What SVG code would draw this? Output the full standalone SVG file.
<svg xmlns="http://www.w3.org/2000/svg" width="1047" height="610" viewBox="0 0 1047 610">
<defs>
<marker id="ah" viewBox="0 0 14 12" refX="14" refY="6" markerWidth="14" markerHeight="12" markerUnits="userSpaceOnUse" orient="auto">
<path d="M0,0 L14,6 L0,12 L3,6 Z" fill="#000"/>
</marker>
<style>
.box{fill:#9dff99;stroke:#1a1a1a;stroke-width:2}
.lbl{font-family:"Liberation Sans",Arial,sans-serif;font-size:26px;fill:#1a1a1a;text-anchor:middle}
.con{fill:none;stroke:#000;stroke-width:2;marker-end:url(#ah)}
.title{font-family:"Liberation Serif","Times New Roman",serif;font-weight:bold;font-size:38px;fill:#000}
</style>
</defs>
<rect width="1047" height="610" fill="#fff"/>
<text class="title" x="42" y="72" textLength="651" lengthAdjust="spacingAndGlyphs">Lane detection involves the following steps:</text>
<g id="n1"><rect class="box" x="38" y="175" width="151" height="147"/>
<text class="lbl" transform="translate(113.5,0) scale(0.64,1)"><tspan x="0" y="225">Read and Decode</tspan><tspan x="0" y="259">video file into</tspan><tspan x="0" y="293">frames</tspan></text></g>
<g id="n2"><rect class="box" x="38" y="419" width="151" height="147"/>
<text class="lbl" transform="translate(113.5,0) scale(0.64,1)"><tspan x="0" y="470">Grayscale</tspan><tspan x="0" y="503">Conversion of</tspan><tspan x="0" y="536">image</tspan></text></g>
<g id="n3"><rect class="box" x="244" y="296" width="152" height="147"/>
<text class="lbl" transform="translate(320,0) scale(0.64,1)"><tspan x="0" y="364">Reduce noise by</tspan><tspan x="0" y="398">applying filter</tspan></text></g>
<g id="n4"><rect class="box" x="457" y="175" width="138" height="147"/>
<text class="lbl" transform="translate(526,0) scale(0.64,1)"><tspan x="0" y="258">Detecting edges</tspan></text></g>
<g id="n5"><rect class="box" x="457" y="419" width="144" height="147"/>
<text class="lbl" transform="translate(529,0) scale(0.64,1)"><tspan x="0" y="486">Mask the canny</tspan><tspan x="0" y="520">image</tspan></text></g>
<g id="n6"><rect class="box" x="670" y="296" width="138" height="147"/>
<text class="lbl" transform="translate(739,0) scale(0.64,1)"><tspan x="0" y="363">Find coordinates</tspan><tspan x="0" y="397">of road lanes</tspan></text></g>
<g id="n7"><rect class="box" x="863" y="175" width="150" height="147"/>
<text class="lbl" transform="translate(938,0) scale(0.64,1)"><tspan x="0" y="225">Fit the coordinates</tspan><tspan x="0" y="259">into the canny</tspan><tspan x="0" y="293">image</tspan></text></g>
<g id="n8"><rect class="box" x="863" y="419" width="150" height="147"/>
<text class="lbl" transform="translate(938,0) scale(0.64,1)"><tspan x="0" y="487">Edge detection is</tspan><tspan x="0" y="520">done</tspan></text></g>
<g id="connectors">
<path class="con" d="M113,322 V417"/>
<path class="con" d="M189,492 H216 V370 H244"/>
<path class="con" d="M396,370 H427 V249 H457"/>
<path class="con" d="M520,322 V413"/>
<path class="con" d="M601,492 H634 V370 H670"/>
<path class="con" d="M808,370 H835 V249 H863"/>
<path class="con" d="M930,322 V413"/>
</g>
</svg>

☆ ☆ ☆ ☆ ☆

**Exercise directions:** Determine how many lines in the data above contain the string "file". Give nothing except the number.

**Final result:** 2